The man responsible for 80 to 90 percent of the heroin traffic in Brown County is behind bars.
That’s according to Brown County Drug and Major Crimes Task Force Commander John Burke.
Gary Schmid is charged with Engaging in a Pattern of Corrupt Activity and Trafficking in Heroin, both first degree felonies.
He is also charged with second degree felony Possession of Heroin and third degree felony Tampering With Evidence.
He pleaded not guilty to the charges on Feb. 15 and remains in custody on a $250,000 bond.
“There were at least 40 other dealers being supplied by Mr. Schmid.  It probably boils down to hundreds of people in Brown County who were getting their heroin through this source,” Burke said.
Burke said that the street value of the drugs in Brown County supplied by Schmid amounted to millions of dollars of drugs sold every year.
“These people were doing this on a weekly basis.  Over the course of a year, I can tell you that the street value is in the millions.  When you start to add that up, it’s also hundreds of overdoses and deaths associated with this,” Burke said.
Schmid was tracked by local investigators to Warren County, where the SWAT team there executed a bust.
“One of the SWAT members was overcome by heroin because he was trying to dump heroin in the toilet.  We still seized three ounces of heroin and quite a bit of money,” Burke said.
He added that Schmid told police that he dumped about 18 ounces of heroin down the toilet.
That amount would have a street value exceeding $50,000.
“Nearly all his heroin trafficking impacted Brown County and that’s why he’s being prosecuted here,” Burke said.
“He has a lot of ties to local heroin dealing and has been one of our bigger targets here.  Getting him charged is huge. He was the supplier to Joe Stein.  Mr. Stein just got ten years in the penitentiary for heroin trafficking.  (Schmid) was the source for Mr Stein and many others.”
Burke said that the next step in the investigation is to pursue the individual or group that supplied heroin, cocaine and other drugs to Schmid.
Brown County Prosecuting Attorney Zac Corbin is also pleased with the arrest.
“This is exactly why we created the drug task force. When you are able to put together a concentrated, coordinated effort toward these drug traffickers, you are able to identify who the drug traffickers are in Brown County,” Corbin said.
“When we take one of this magnitude off the streets, it is a step in the right direction.  But we know there are others who will be eager to take his place.”
Burke said that while arrests like Schmid are definitely reason to celebrate, it’s not time to relax.
“It’s never over.  We now have a lot of intelligence that we didn’t have before,” Burke said.

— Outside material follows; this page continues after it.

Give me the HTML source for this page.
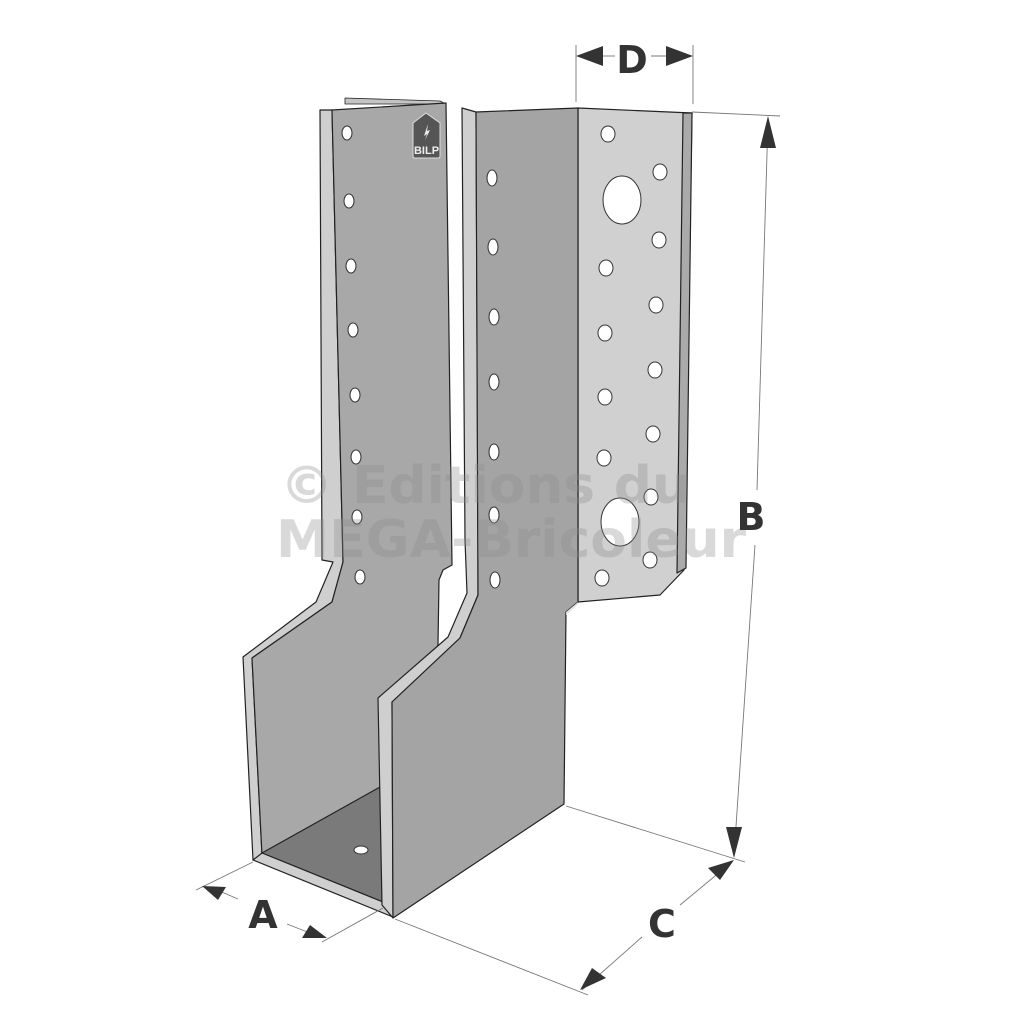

“Drug trafficking  never totally dries it up.  There is always somebody else who will see an opportunity and try to move in.”
Corbin said that he and local law enforcement will keep working as well.
“We have to make it as hard as possible for these folks to come into Brown County to come in and traffic their drugs.  We want people to know that if they do that, we will track them down and prosecute them.  The more successful we are, the more of a deterrent that will become.”
Burke said that he was grateful for all the help he received from local and state law enforcement agencies in the Schmid case.